How a Global SEO Agency Handles Multi-Country Keyword Research

Multi-Country Keyword Research

Table of Contents

In Australia, you search for a “unit” when you’re looking for an apartment. In the US, it’s “apartment.” In the UK, it’s “flat.” 

Same intent. Same product. Three completely different keywords. And if you’re trying to rank in all three markets using the same search terms, you’re invisible in at least two of them. 

This is the problem at the heart of international keyword research. And it’s the reason Australian businesses expanding overseas need something more sophisticated than a translation plugin and a keyword tool. 

The Translation Trap 

The most natural instinct when entering a new market is to translate your existing keywords into the target language. It’s fast, it’s cheap, and it feels logical. 

It’s also where most international SEO efforts break down. 

Consider eyeglasses. In Mexico, people search for “lentes.” In Spain, it’s “gafas.” In Argentina, “anteojos.” All three are correct Spanish. All three describe the same product. But if you’ve optimised your Spanish-language content for only one of these terms, you’re reaching one market and missing the other two entirely. 

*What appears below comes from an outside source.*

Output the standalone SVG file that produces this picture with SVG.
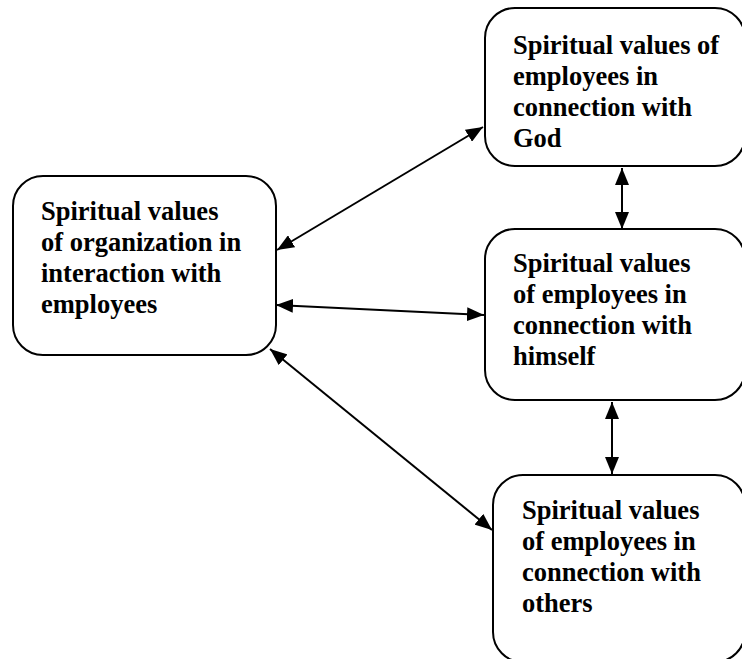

Or take something more technical. A B2B software company selling food safety tools might translate “food safety software” directly into Spanish as “software de seguridad alimentaria.” That’s a grammatically perfect translation. But in practice, Spanish-speaking buyers search for “trazabilidad de alimentos” (food traceability), a term with significantly more search volume and better commercial intent. The translated keyword might return 10 monthly searches. The researched one returns thousands. 

This is why a global SEO agency approaches multi-country keyword research as a cultural and behavioural exercise, not a linguistic one. The question is never “how do we say this in French?” It’s “what do French buyers actually type when they need this?”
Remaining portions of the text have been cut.